● **Information provided**:
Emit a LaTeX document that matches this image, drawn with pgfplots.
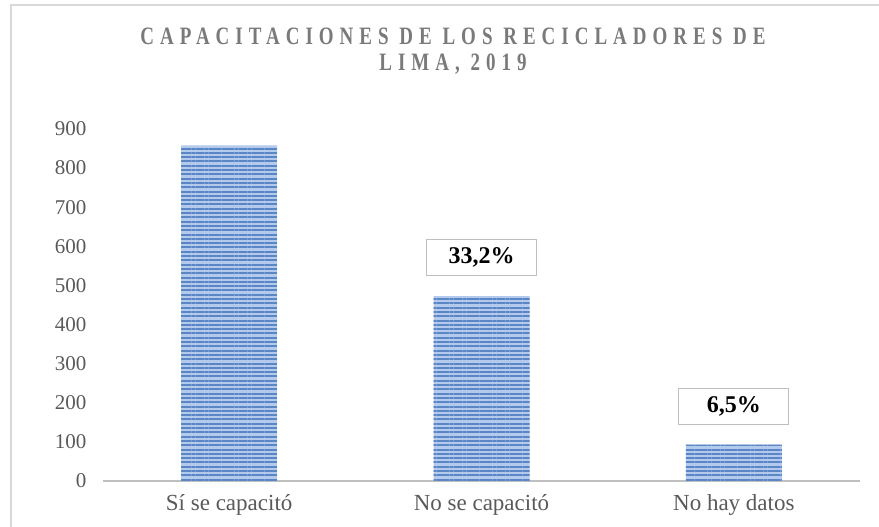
\documentclass[border=0pt]{standalone}
\usepackage{fontspec}
\setmainfont{Liberation Serif}
\usepackage{pgfplots}
\pgfplotsset{compat=1.18}
\usetikzlibrary{patterns.meta}
\newfontfamily\titlefont[FakeStretch=0.76,LetterSpace=24]{Liberation Serif Bold}
\definecolor{barlight}{HTML}{B3CAEC}
\definecolor{bardark}{HTML}{5A86C6}
\definecolor{txtgray}{HTML}{595959}
\definecolor{titlegray}{HTML}{7A7A7A}
\definecolor{framegray}{HTML}{D9D9D9}
\definecolor{axisgray}{HTML}{BFBFBF}
\begin{document}
\begin{tikzpicture}[x=1pt,y=1pt]
\useasboundingbox (0,0) rectangle (879,527);
\draw[framegray, line width=1.5pt] (11,-2) -- (11,522) -- (882,522);
\node[anchor=base, text=titlegray, font=\titlefont\fontsize{25}{28}\selectfont] at (453,482) {CAPACITACIONES DE LOS RECICLADORES DE};
\node[anchor=base, text=titlegray, font=\titlefont\fontsize{25}{28}\selectfont] at (453,456) {LIMA, 2019};
\begin{axis}[
  at={(103pt,46pt)}, anchor=south west,
  scale only axis, width=757pt, height=352pt,
  xmin=-0.5, xmax=2.5, ymin=0, ymax=900,
  axis x line*=bottom, axis y line*=left,
  y axis line style={draw=none},
  x axis line style={draw=axisgray, line width=2pt},
  xtick={0,1,2},
  xticklabels={Sí se capacitó, No se capacitó, No hay datos},
  ytick={0,100,...,900},
  major tick length=0pt,
  /pgf/number format/assume math mode=true,
  yticklabel style={font=\fontsize{21}{24}\selectfont, text=txtgray, xshift=-13pt},
  xticklabel style={font=\fontsize{23}{26}\selectfont, text=txtgray, yshift=-10pt},
  ybar, bar width=96pt, bar shift=0pt,
]
\addplot[fill=barlight, draw=none] coordinates {(0,858) (1,473) (2,93)};
\addplot[draw=none, pattern={Lines[angle=0, distance=4.3pt, line width=2pt]}, pattern color=bardark] coordinates {(0,858) (1,473) (2,93)};
\addplot[draw=none, fill=none,
  point meta=explicit symbolic,
  nodes near coords,
  every node near coord/.append style={anchor=south, yshift=20pt, draw=axisgray, line width=1pt, fill=white, text=black,
     minimum width=110pt, minimum height=36pt, inner sep=0pt,
     font=\bfseries\fontsize{24}{28}\selectfont}]
  coordinates {(1,473) [33,2\%] (2,93) [6,5\%]};
\end{axis}
\end{tikzpicture}
\end{document}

● **Directions**: Retype the whole listing, keeping every line identical and omitting all pictures.

● **Problem solution**:
Emit a LaTeX document that matches this image, drawn with pgfplots.
\documentclass[border=0pt]{standalone}
\usepackage{fontspec}
\setmainfont{Liberation Serif}
\usepackage{pgfplots}
\pgfplotsset{compat=1.18}
\usetikzlibrary{patterns.meta}
\newfontfamily\titlefont[FakeStretch=0.76,LetterSpace=24]{Liberation Serif Bold}
\definecolor{barlight}{HTML}{B3CAEC}
\definecolor{bardark}{HTML}{5A86C6}
\definecolor{txtgray}{HTML}{595959}
\definecolor{titlegray}{HTML}{7A7A7A}
\definecolor{framegray}{HTML}{D9D9D9}
\definecolor{axisgray}{HTML}{BFBFBF}
\begin{document}
\begin{tikzpicture}[x=1pt,y=1pt]
\useasboundingbox (0,0) rectangle (879,527);
\draw[framegray, line width=1.5pt] (11,-2) -- (11,522) -- (882,522);
\node[anchor=base, text=titlegray, font=\titlefont\fontsize{25}{28}\selectfont] at (453,482) {CAPACITACIONES DE LOS RECICLADORES DE};
\node[anchor=base, text=titlegray, font=\titlefont\fontsize{25}{28}\selectfont] at (453,456) {LIMA, 2019};
\begin{axis}[
  at={(103pt,46pt)}, anchor=south west,
  scale only axis, width=757pt, height=352pt,
  xmin=-0.5, xmax=2.5, ymin=0, ymax=900,
  axis x line*=bottom, axis y line*=left,
  y axis line style={draw=none},
  x axis line style={draw=axisgray, line width=2pt},
  xtick={0,1,2},
  xticklabels={Sí se capacitó, No se capacitó, No hay datos},
  ytick={0,100,...,900},
  major tick length=0pt,
  /pgf/number format/assume math mode=true,
  yticklabel style={font=\fontsize{21}{24}\selectfont, text=txtgray, xshift=-13pt},
  xticklabel style={font=\fontsize{23}{26}\selectfont, text=txtgray, yshift=-10pt},
  ybar, bar width=96pt, bar shift=0pt,
]
\addplot[fill=barlight, draw=none] coordinates {(0,858) (1,473) (2,93)};
\addplot[draw=none, pattern={Lines[angle=0, distance=4.3pt, line width=2pt]}, pattern color=bardark] coordinates {(0,858) (1,473) (2,93)};
\addplot[draw=none, fill=none,
  point meta=explicit symbolic,
  nodes near coords,
  every node near coord/.append style={anchor=south, yshift=20pt, draw=axisgray, line width=1pt, fill=white, text=black,
     minimum width=110pt, minimum height=36pt, inner sep=0pt,
     font=\bfseries\fontsize{24}{28}\selectfont}]
  coordinates {(1,473) [33,2\%] (2,93) [6,5\%]};
\end{axis}
\end{tikzpicture}
\end{document}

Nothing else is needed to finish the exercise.